Given task — Copy out the listing in full, exactly as written, but not its pictures.

Data excerpt —
----

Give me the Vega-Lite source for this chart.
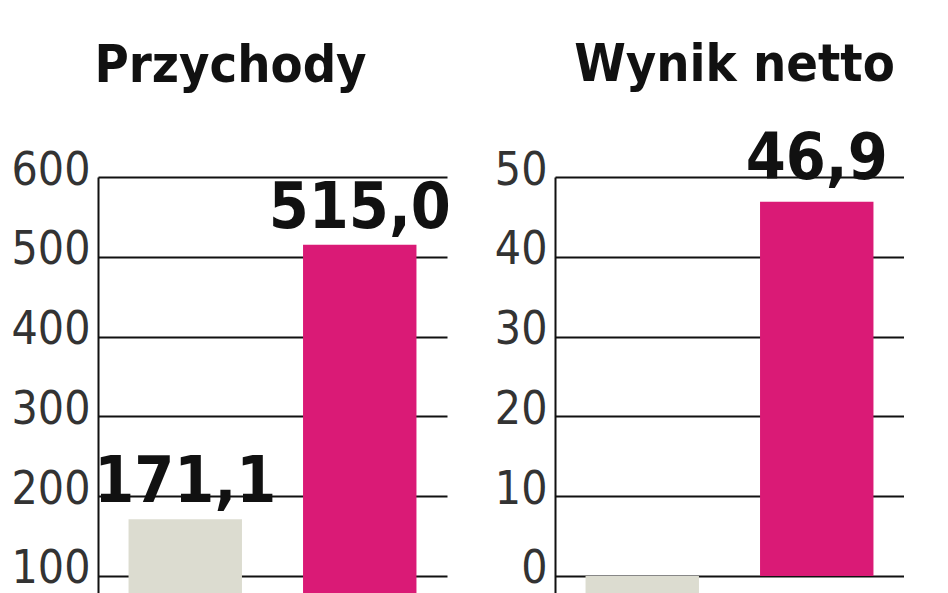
{
  "$schema": "https://vega.github.io/schema/vega-lite/v6.json",
  "background": "white",
  "padding": {"left": 11, "top": 38, "right": 0, "bottom": 0},
  "spacing": 43,
  "datasets": {
    "przychody": [
      {"okres": "okres 1", "wartosc": 171.1},
      {"okres": "okres 2", "wartosc": 515.0}
    ],
    "wynik": [
      {"okres": "okres 1", "wartosc": -3.0},
      {"okres": "okres 2", "wartosc": 46.9}
    ]
  },
  "hconcat": [
    {
      "width": 349,
      "height": 417,
      "title": {"text": "Przychody", "dx": -42, "offset": 54},
      "data": {"name": "przychody"},
      "encoding": {
        "x": {
          "field": "okres",
          "type": "nominal",
          "axis": null,
          "scale": {"paddingInner": 0.35, "paddingOuter": 0.175}
        },
        "y": {
          "field": "wartosc",
          "type": "quantitative",
          "scale": {"domain": [77.4, 600], "nice": false, "zero": false},
          "axis": {"values": [100, 200, 300, 400, 500, 600], "format": "d"}
        }
      },
      "layer": [
        {
          "mark": {"type": "bar", "clip": true},
          "encoding": {
            "color": {
              "field": "okres",
              "type": "nominal",
              "legend": null,
              "scale": {"range": ["#dcdcd0", "#da1a76"]}
            }
          }
        },
        {
          "mark": {"type": "text", "baseline": "alphabetic", "dy": -17},
          "encoding": {"text": {"field": "wartosc", "type": "quantitative", "format": ".1f"}}
        }
      ]
    },
    {
      "width": 349,
      "height": 417,
      "title": {"text": "Wynik netto", "dx": 5, "offset": 36},
      "data": {"name": "wynik"},
      "encoding": {
        "x": {
          "field": "okres",
          "type": "nominal",
          "axis": null,
          "scale": {"paddingInner": 0.35, "paddingOuter": 0.175}
        },
        "y": {
          "field": "wartosc",
          "type": "quantitative",
          "scale": {"domain": [-2.26, 50], "nice": false, "zero": false},
          "axis": {"values": [0, 10, 20, 30, 40, 50], "format": "d"}
        }
      },
      "layer": [
        {
          "mark": {"type": "bar", "clip": true},
          "encoding": {
            "color": {
              "field": "okres",
              "type": "nominal",
              "legend": null,
              "scale": {"range": ["#dcdcd0", "#da1a76"]}
            }
          }
        },
        {
          "transform": [{"filter": "datum.wartosc > 0"}],
          "mark": {"type": "text", "baseline": "alphabetic", "dy": -23},
          "encoding": {"text": {"field": "wartosc", "type": "quantitative", "format": ".1f"}}
        }
      ]
    }
  ],
  "config": {
    "locale": {
      "number": {"decimal": ",", "thousands": " ", "grouping": [3], "currency": ["", " zł"]}
    },
    "view": {"stroke": null},
    "font": "DejaVu Sans Condensed, DejaVu Sans",
    "title": {
      "font": "DejaVu Sans Condensed, DejaVu Sans",
      "fontSize": 52,
      "fontWeight": "bold",
      "color": "#111",
      "anchor": "middle",
      "baseline": "alphabetic"
    },
    "text": {
      "font": "DejaVu Sans Condensed, DejaVu Sans",
      "fontSize": 64,
      "fontWeight": "bold",
      "color": "#111",
      "align": "center"
    },
    "axis": {
      "domainColor": "#111",
      "domainWidth": 2,
      "grid": true,
      "gridColor": "#111",
      "gridWidth": 2,
      "gridOpacity": 1,
      "ticks": false,
      "labelFont": "DejaVu Sans Condensed, DejaVu Sans",
      "labelFontSize": 46,
      "labelColor": "#333",
      "labelPadding": 8,
      "labelBaseline": "alphabetic",
      "labelOffset": 7,
      "labelFlush": false,
      "title": null
    }
  }
}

----

Result below —
Give me the Vega-Lite source for this chart.
{
  "$schema": "https://vega.github.io/schema/vega-lite/v6.json",
  "background": "white",
  "padding": {"left": 11, "top": 38, "right": 0, "bottom": 0},
  "spacing": 43,
  "datasets": {
    "przychody": [
      {"okres": "okres 1", "wartosc": 171.1},
      {"okres": "okres 2", "wartosc": 515.0}
    ],
    "wynik": [
      {"okres": "okres 1", "wartosc": -3.0},
      {"okres": "okres 2", "wartosc": 46.9}
    ]
  },
  "hconcat": [
    {
      "width": 349,
      "height": 417,
      "title": {"text": "Przychody", "dx": -42, "offset": 54},
      "data": {"name": "przychody"},
      "encoding": {
        "x": {
          "field": "okres",
          "type": "nominal",
          "axis": null,
          "scale": {"paddingInner": 0.35, "paddingOuter": 0.175}
        },
        "y": {
          "field": "wartosc",
          "type": "quantitative",
          "scale": {"domain": [77.4, 600], "nice": false, "zero": false},
          "axis": {"values": [100, 200, 300, 400, 500, 600], "format": "d"}
        }
      },
      "layer": [
        {
          "mark": {"type": "bar", "clip": true},
          "encoding": {
            "color": {
              "field": "okres",
              "type": "nominal",
              "legend": null,
              "scale": {"range": ["#dcdcd0", "#da1a76"]}
            }
          }
        },
        {
          "mark": {"type": "text", "baseline": "alphabetic", "dy": -17},
          "encoding": {"text": {"field": "wartosc", "type": "quantitative", "format": ".1f"}}
        }
      ]
    },
    {
      "width": 349,
      "height": 417,
      "title": {"text": "Wynik netto", "dx": 5, "offset": 36},
      "data": {"name": "wynik"},
      "encoding": {
        "x": {
          "field": "okres",
          "type": "nominal",
          "axis": null,
          "scale": {"paddingInner": 0.35, "paddingOuter": 0.175}
        },
        "y": {
          "field": "wartosc",
          "type": "quantitative",
          "scale": {"domain": [-2.26, 50], "nice": false, "zero": false},
          "axis": {"values": [0, 10, 20, 30, 40, 50], "format": "d"}
        }
      },
      "layer": [
        {
          "mark": {"type": "bar", "clip": true},
          "encoding": {
            "color": {
              "field": "okres",
              "type": "nominal",
              "legend": null,
              "scale": {"range": ["#dcdcd0", "#da1a76"]}
            }
          }
        },
        {
          "transform": [{"filter": "datum.wartosc > 0"}],
          "mark": {"type": "text", "baseline": "alphabetic", "dy": -23},
          "encoding": {"text": {"field": "wartosc", "type": "quantitative", "format": ".1f"}}
        }
      ]
    }
  ],
  "config": {
    "locale": {
      "number": {"decimal": ",", "thousands": " ", "grouping": [3], "currency": ["", " zł"]}
    },
    "view": {"stroke": null},
    "font": "DejaVu Sans Condensed, DejaVu Sans",
    "title": {
      "font": "DejaVu Sans Condensed, DejaVu Sans",
      "fontSize": 52,
      "fontWeight": "bold",
      "color": "#111",
      "anchor": "middle",
      "baseline": "alphabetic"
    },
    "text": {
      "font": "DejaVu Sans Condensed, DejaVu Sans",
      "fontSize": 64,
      "fontWeight": "bold",
      "color": "#111",
      "align": "center"
    },
    "axis": {
      "domainColor": "#111",
      "domainWidth": 2,
      "grid": true,
      "gridColor": "#111",
      "gridWidth": 2,
      "gridOpacity": 1,
      "ticks": false,
      "labelFont": "DejaVu Sans Condensed, DejaVu Sans",
      "labelFontSize": 46,
      "labelColor": "#333",
      "labelPadding": 8,
      "labelBaseline": "alphabetic",
      "labelOffset": 7,
      "labelFlush": false,
      "title": null
    }
  }
}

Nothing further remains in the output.